Fire: it warms, feeds, inspires, but it’s dangerous, hard to control.  The Mishkan (tabernacle) where the boys die is to have an eternal fire. If each part of the tabernacle is a part of the human soul, we are to have a fire that never quits at our core, but somehow to keep it controlled, not to “play with fire”.  God needs, and we need, our passion, but not over-zeal. Perhaps after the encounter with God on the mountain, ordinary life pales, and they become zealots.  They initiate a fire in which is “strange”, and “not commanded”, in the words of the text. Perhaps they know what will happen – after all it has JUST HAPPENED moments ago the same way with an offering. The fires of their heart are passions out of control. There are those today that fly airplanes into buildings, and strap bombs on their chest to blow their enemies up. Zealots that wish to sacrifice themselves, and others who seek death as a though seeking a lover. How can passion be balanced: Moses encounters a flame that does NOT consume that famous bush.
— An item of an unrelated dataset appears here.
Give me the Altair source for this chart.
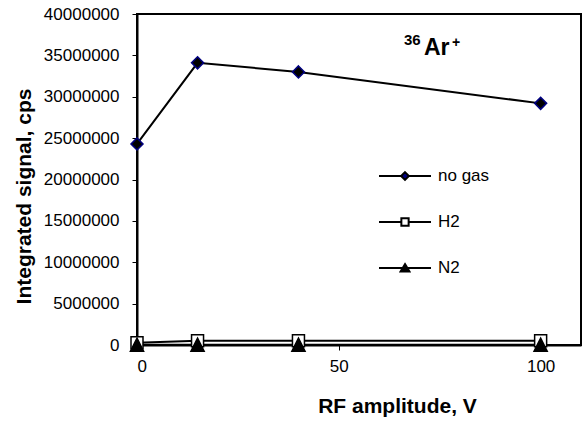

And Aaron is silent – with a strange word for silence that has the Hebrew word for “blood” Dam, as its root.  Perhaps Aaron is now impure, his soul a mix. Perhaps he was the one that found the bodies. Perhaps that silence was an accusation, or a depression, a real absent hole in his soul. And Elisheva’s voice, his Mom’s, is not recorded – another silence. On the death your child, what can anyone say? Silence.    I hope that faith and community returned some meaning and sanity to his parents’ lives. .That they, as we, can come around to a place and time where the tears are tears that purify.